As delações têm o potencial de acrescentar informações no caso das operações da PRF nas eleições de 2022, assim como nos eventos que levaram aos ataques às sedes dos Três Poderes em 8 de janeiro.
A jurisprudência brasileira estabeleceu que a palavra oral não é uma prova suficiente, nem mesmo para oferecer uma denúncia a um juiz ou a um tribunal, no caso de quem possui foro.
O colaborador precisa apresentar elementos de corroboração externos para comprovar seu testemunho, como extratos, fatura de cartão crédito, passagens, recibos, mensagens e demais dados que ajudem a comprovar seu testemunho.
A falta desses elementos derrubou, nos últimos anos, denúncias que tinham sido apresentadas no âmbito da Operação Lava Jato, investigação que mais usou esse tipo de compromisso.

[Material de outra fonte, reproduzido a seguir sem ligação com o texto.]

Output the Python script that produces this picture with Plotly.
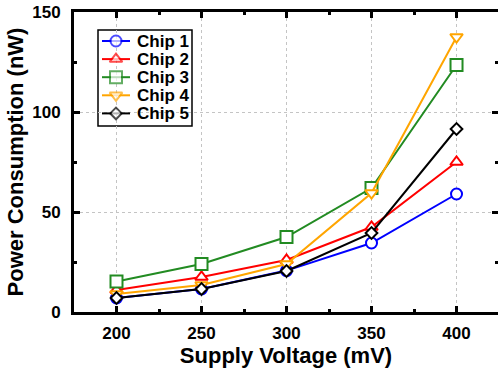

Um dos alvos dos depoimentos deve ser o ex-ministro da Justiça, Anderson Torres, que chefiava a pasta à época das operações da PRF, e posteriormente foi secretário de Segurança Pública do DF. Investigadores dizem que já há elementos para afirmar que houve tentativa clara de intervenção nas eleições.

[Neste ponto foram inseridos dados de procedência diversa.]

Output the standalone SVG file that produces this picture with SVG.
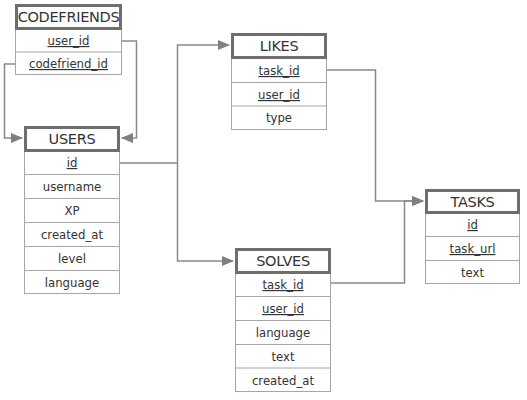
<svg xmlns="http://www.w3.org/2000/svg" width="527" height="400" viewBox="0 0 527 400">
<defs>
<style>
.hd{fill:#fff;stroke:#6e6e6e;stroke-width:3}
.bd{fill:#fff;stroke:#a6a6a6;stroke-width:1}
.sep{stroke:#a6a6a6;stroke-width:1}
.ht{font-family:"DejaVu Sans",sans-serif;font-size:14.5px;fill:#333;text-anchor:middle;letter-spacing:-0.3px}
.rt{font-family:"DejaVu Sans",sans-serif;font-size:11.7px;fill:#333;text-anchor:middle}
.u{text-decoration:underline}
.cn{fill:none;stroke:#8a8a8a;stroke-width:1.5}
</style>
<marker id="ar" markerWidth="12" markerHeight="10" refX="11" refY="5" orient="auto" markerUnits="userSpaceOnUse">
<path d="M0,0 L12,5 L0,10 Z" fill="#808080"/>
</marker>
</defs>
<g id="connectors">
<polyline class="cn" points="15,64 4.5,64 4.5,138 22,138" marker-end="url(#ar)"/>
<polyline class="cn" points="122,41 136.5,41 136.5,138 122,138" marker-end="url(#ar)"/>
<polyline class="cn" points="120,163 177.5,163 177.5,45 229,45" marker-end="url(#ar)"/>
<polyline class="cn" points="177.5,163 177.5,261 233,261" marker-end="url(#ar)"/>
<polyline class="cn" points="327,70 375.5,70 375.5,201 423,201" marker-end="url(#ar)"/>
<polyline class="cn" points="331,283 404.5,283 404.5,201 423,201" marker-end="url(#ar)"/>
</g>
<g id="codefriends">
<rect class="bd" x="15.5" y="28.5" width="106" height="46"/>
<line class="sep" x1="15.5" y1="52" x2="121.5" y2="52"/>
<rect class="hd" x="16.5" y="5.5" width="104" height="23"/>
<text class="ht" x="68.5" y="22">CODEFRIENDS</text>
<text class="rt u" x="68.5" y="45"> user_id</text>
<text class="rt u" x="68.5" y="68">codefriend_id</text>
</g>
<g id="users">
<rect class="bd" x="24.5" y="150.5" width="95" height="143"/>
<line class="sep" x1="24.5" y1="174.5" x2="119.5" y2="174.5"/>
<line class="sep" x1="24.5" y1="198.5" x2="119.5" y2="198.5"/>
<line class="sep" x1="24.5" y1="222.5" x2="119.5" y2="222.5"/>
<line class="sep" x1="24.5" y1="246.5" x2="119.5" y2="246.5"/>
<line class="sep" x1="24.5" y1="270.5" x2="119.5" y2="270.5"/>
<rect class="hd" x="25.5" y="127.5" width="93" height="23"/>
<text class="ht" x="72" y="144">USERS</text>
<text class="rt u" x="72" y="167"> id</text>
<text class="rt" x="72" y="191">username</text>
<text class="rt" x="72" y="215">XP</text>
<text class="rt" x="72" y="239">created_at</text>
<text class="rt" x="72" y="263">level</text>
<text class="rt" x="72" y="287">language</text>
</g>
<g id="likes">
<rect class="bd" x="231.5" y="58.5" width="95" height="71"/>
<line class="sep" x1="231.5" y1="82.5" x2="326.5" y2="82.5"/>
<line class="sep" x1="231.5" y1="106" x2="326.5" y2="106"/>
<rect class="hd" x="232.5" y="34.5" width="93" height="23"/>
<text class="ht" x="279" y="51">LIKES</text>
<text class="rt u" x="279" y="75"> task_id</text>
<text class="rt u" x="279" y="99">user_id</text>
<text class="rt" x="279" y="122">type</text>
</g>
<g id="solves">
<rect class="bd" x="235.5" y="272.5" width="95" height="119"/>
<line class="sep" x1="235.5" y1="296.5" x2="330.5" y2="296.5"/>
<line class="sep" x1="235.5" y1="320.5" x2="330.5" y2="320.5"/>
<line class="sep" x1="235.5" y1="344.5" x2="330.5" y2="344.5"/>
<line class="sep" x1="235.5" y1="368" x2="330.5" y2="368"/>
<rect class="hd" x="236.5" y="249.5" width="93" height="23"/>
<text class="ht" x="283" y="266">SOLVES</text>
<text class="rt u" x="283" y="289"> task_id</text>
<text class="rt u" x="283" y="313">user_id</text>
<text class="rt" x="283" y="337">language</text>
<text class="rt" x="283" y="361">text</text>
<text class="rt" x="283" y="385">created_at</text>
</g>
<g id="tasks">
<rect class="bd" x="425.5" y="212.5" width="94" height="71"/>
<line class="sep" x1="425.5" y1="236.5" x2="519.5" y2="236.5"/>
<line class="sep" x1="425.5" y1="260.5" x2="519.5" y2="260.5"/>
<rect class="hd" x="426.5" y="190.5" width="92" height="22"/>
<text class="ht" x="472.5" y="207">TASKS</text>
<text class="rt u" x="472.5" y="229">id</text>
<text class="rt u" x="472.5" y="253">task_url</text>
<text class="rt" x="472.5" y="277">text</text>
</g>
</svg>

No dia dos ataques aos Poderes, Torres estava em viagem aos Estados Unidos, alegando estar em férias. Dias depois, a PF encontrou na residência de Torres uma minuta (proposta) de decreto para o então presidente Jair Bolsonaro (PL) instaurar estado de defesa na sede do TSE (Tribunal Superior Eleitoral).
O ex-ministro tornou-se um dos investigados no inquérito aberto no STF que apura omissões de autoridades nos ataques em Brasília.
Torres foi preso ainda em janeiro ao retornar dos Estados Unidos. Antes, ele havia sido exonerado pelo governador Ibaneis Rocha (MDB) no próprio dia 8 de janeiro. Em maio, ele teve um pedido de liberdade provisória deferido pelo ministro Alexandre de Moraes.
À época, os advogados de Torres alegaram que ele teve piora no quadro mental. O ex-ministro não é um dos investigados que negociam colaboração premiada.
A polícia também apura o papel do ex-ministro na atuação da PRF que ampliou o número de abordagens a ônibus, descumprindo a decisão que proibia operações no transporte público, às vésperas do segundo turno das eleições de 2022.
Além dele, os investigadores miram outros três integrantes da própria Polícia Federal que estavam cedidos para o Ministério da Justiça naquela época.
Uma delas é Marília Alencar, ex-diretora de Inteligência do Ministério da Justiça, no celular de quem foi encontrado um levantamento com o nome das cidades em que Lula recebeu mais de 75% dos votos no primeiro turno.
Um funcionário de Marília ouvido pelos investigadores afirmou ter recebido dela a tarefa de realizar este mapeamento e, depois, relatou que as blitze da PRF focaram em cidades em que Lula o petista havia recebido mais votos.
Marília acompanhou Torres de volta à secretaria do DF após a derrota de Bolsonaro e era a responsável pela inteligência da Secretaria de Segurança Pública no dia dos ataques golpistas.
Em agosto, Torres afirmou à CPI da Câmara Legislativa do Distrito Federal que não “deu andamento” às informações levantadas sobre as cidades onde e Bolsonaro tiveram mais votos no primeiro turno porque não achou a métrica adequada.
“Não dei andamento a isso porque não vi conexão disso com crime. Bolsonaro teve 75% dos votos em Santa Catarina, que crime ocorreu ali? Foi isso que eu questionei: como é que através disso nós vamos chegar a crimes eleitorais? E não tive essa resposta.”
Ainda à CPI, o ex-ministro reforçou que as invasões do dia 8 de janeiro teriam sido evitadas caso protocolo de ações da Secretaria da Segurança, feito em 6 janeiro, tivesse sido cumprido.
O plano dizia, entre outras coisas, que a Polícia Militar deveria impedir os golpistas de chegar à praça dos Três Poderes.
Na ocasião, o ex-ministro foi questionado sobre a informação de que o departamento operacional da PM teria retardado o envio das tropas à Esplanada dos Ministérios quando o Palácio do Planalto e o Congresso estavam prestes a ser invadidos.
Torres ainda alegou que a minuta golpista encontrada em sua casa é “fantasiosa”.